Want to see the seamy side of a country? Go on tour as a rock musician.
Nicolay, a multi-instrumentalist and founder of a Brooklyn collective called Anti-Social Music, combines a number of interests and skills, all serving him well in his effort to épater la bourgeoisie and see the unusual parts of little-visited nations: he is not only a master of such things as the electric banjo and the accordion, but also a self-described Slavophile and “enthusiast of Balkan music since an encounter with a bootleg cassette of the Bulgarian clarinetist Ivo Papasov.” A knowing reader of Rebecca West’s Black Lamb and Grey Falcon (1941), his copy of which was stolen in comparatively safe France, Nicolay conjures up all manner of scruffy types: the promoter who swears he’s getting out of the business after trying to rob his moneymakers (“Can I PayPal you the money?” he pleads on getting caught in the act); a “stocky, ham-fisted, forty-five-year-old veterinarian” with a bent for weird conspiracy theories; a Romanian soundman who “played cajón, of all things, with the opening act, alongside an acoustic guitarist and a singer in a Wasted Youth T-shirt.” Such figures lend themselves to lampooning and rough stereotyping, but Nicolay is mostly sympathetic and gentle; he likes the DIY spirit of the post-communist frontier, clearly, and doesn’t mind a little bad food.
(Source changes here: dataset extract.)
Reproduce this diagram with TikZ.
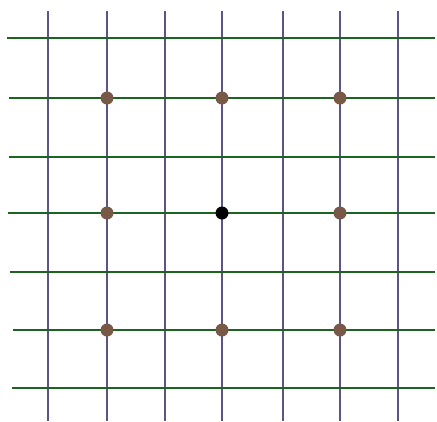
\documentclass[tikz,border=0pt]{standalone}
\definecolor{vline}{RGB}{92,84,132}
\definecolor{hline}{RGB}{28,100,32}
\definecolor{dotc}{RGB}{120,88,70}
\tikzset{
  vl/.style={draw=vline,line width=2.2pt},
  hl/.style={draw=hline,line width=2.2pt},
  gdot/.style={circle,fill=dotc,inner sep=0pt,minimum size=13pt},
  cdot/.style={circle,fill=black,inner sep=0pt,minimum size=13pt}
}
\begin{document}
\begin{tikzpicture}[x=1pt,y=-1pt]
\useasboundingbox (0,0) rectangle (437,421);
\foreach \x in {48,107,165,222,283,340,398}
  \draw[vl] (\x,11) -- (\x,421);
\foreach \y/\s in {38/7,98/9,157/9,213/8,272/10,330/13,388/12}
  \draw[hl] (\s,\y) -- (435,\y);
\node[gdot] (d1) at (107,98) {};
\node[gdot] (d2) at (222,98) {};
\node[gdot] (d3) at (340,98) {};
\node[gdot] (d4) at (107,213) {};
\node[cdot] (c) at (222,213) {};
\node[gdot] (d6) at (340,213) {};
\node[gdot] (d7) at (107,330) {};
\node[gdot] (d8) at (222,330) {};
\node[gdot] (d9) at (340,330) {};
\end{tikzpicture}
\end{document}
In the end, the book would be much like what Paul Theroux might write if he played the musical saw, lived on beer and borscht, and had a sense of humor—more humor than the KGB officials, at any rate, who classified Kiss and AC/DC as punk rock and therefore suspect of aiding and comforting young Soviets of a “contrarian bent.”
A pleasing romp: punk in attitude but literary in execution and a fine work of armchair travel for those unwilling to strap on an accordion on the streets of Rostov for themselves.